Why the name Nkrumah? According to Akan tradition, the name Nkrumah is given to the ninth born child of the family but Nkrumah was an only child of his mother so where did the name Nkrumah come from? The name Nkrumah came from the name ‘Ngolomah’, the supposed name of his father who was rumoured to have been of a Liberia citizen. Other sources say Ngolomah was from the Akan Asona family without mentioning what village or town this man came from. The fact of the matter is that, Ngolomah could not be traced to any Akan lineage and a foreign name to the Akan tribe and this man could not have been from Ghana let alone being an Akan. The name Ngolomah is not Akan name.
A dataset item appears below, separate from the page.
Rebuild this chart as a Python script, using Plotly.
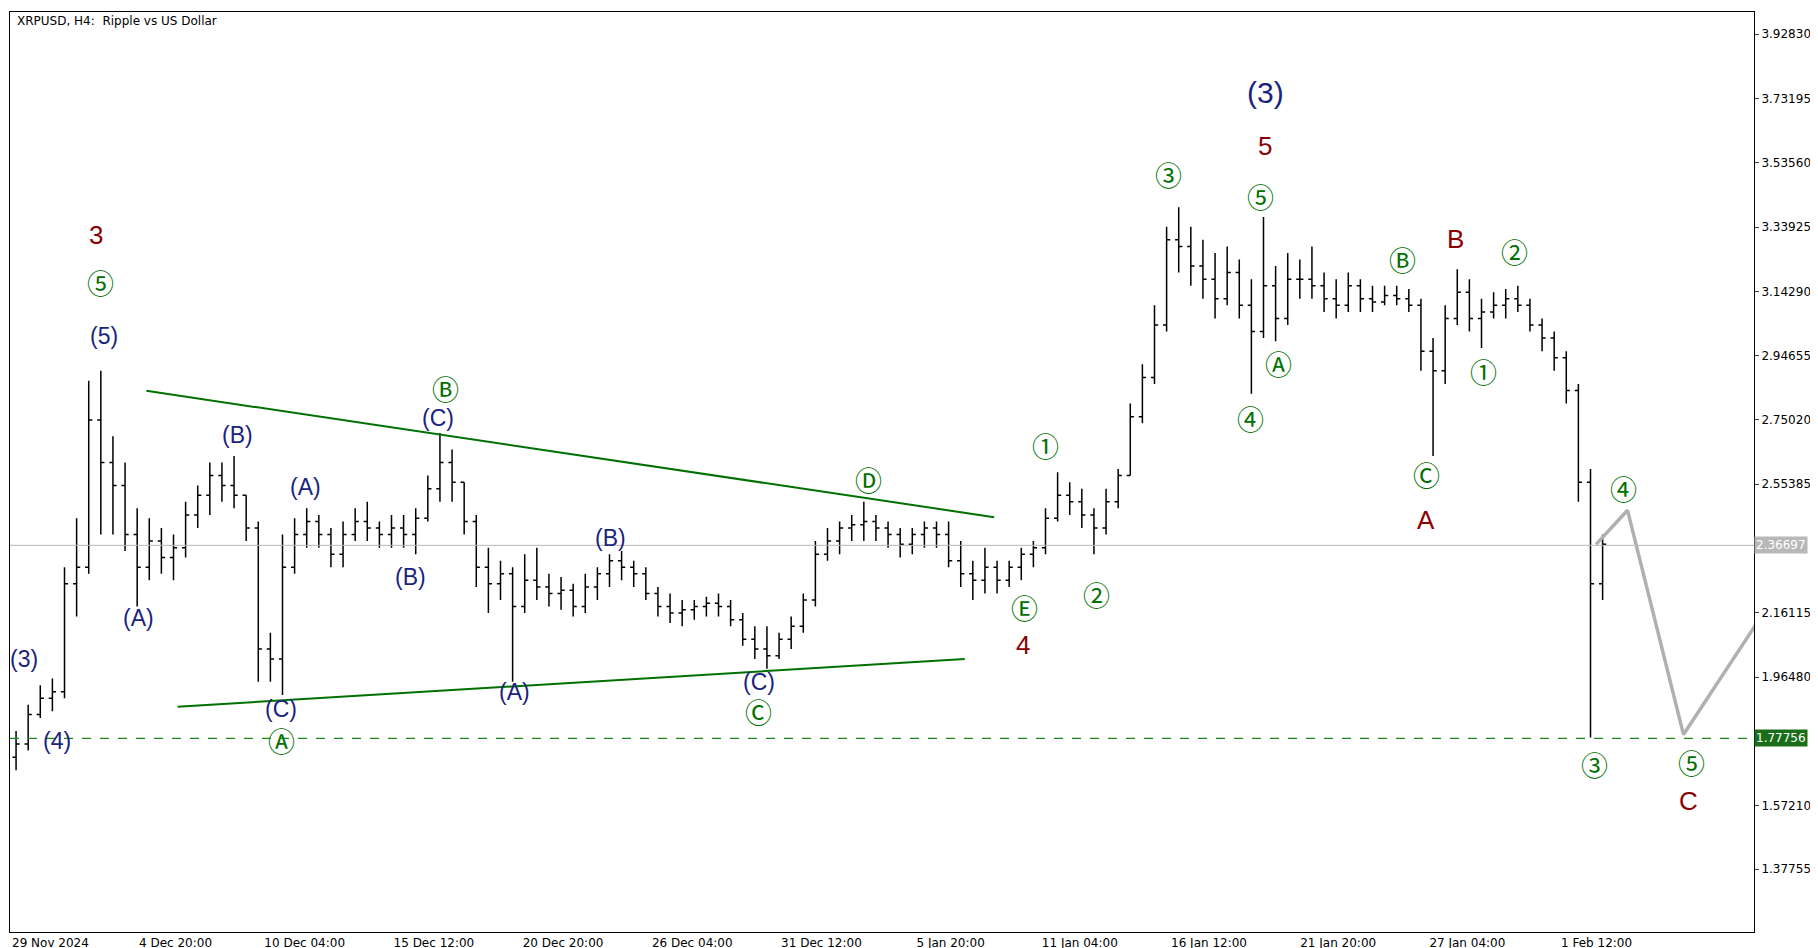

Even the date of Nkrumah’s birth is a mystery. He was initially known as Francis Nwia Kofi Nkrumah, Kofi being the name given to children born on Friday in Akan tradition.
Who was really Kwame Nkrumah?
Kwame Nkrumah was born in about 1909 in Nkroful, Gold Coast. Although his mother, whose name was Nyanibah, later stated his year of birth was 1912, Nkrumah wrote that he was born on 18 September 1909, a Saturday, and by the naming customs of the Akan people was given the name Kwame, that being the name given to males born on a Saturday. During his years as a student in the United States, though, he was known as Francis Nwia Kofi Nkrumah, with Kofi being the name given to males born on Friday. The name of his father is not known; most accounts say he was a goldsmith.
Other sources give a brief description of his father as Opanyin Kofi Nwiana Ngolomah from the Asona clan of the Akan Tribe. “A goldsmith by practice, he was a man of strong character, extremely kind, and proud of his children. He was a polygamist and had several wives and children besides Nkrumah. Ngolomah died in 1927.”
This I will filed off as an attempt to fill in the blank to give Nkrumah a father he never knew. If Nkrumah had half brothers and sisters, how come we have never heard of them?
I know this will attract the wrath of Nkrumah appendages and their insults but I didn’t write this to demean the first President of Ghana who I have continued to say was very patriotic to a fault that made him to believe he was the only patriotic Ghanaian and knows what is best for all of us and that was his downfall. His beliefs made him impose draconian laws like PDA, One party state and President for life and these three policies brought his regime to an end.
If People like Kwarteng and Professor Lungu want to thrash the image of their political nemesis like Danquah, they should realize that Nkrumah’s own family background is not perfect.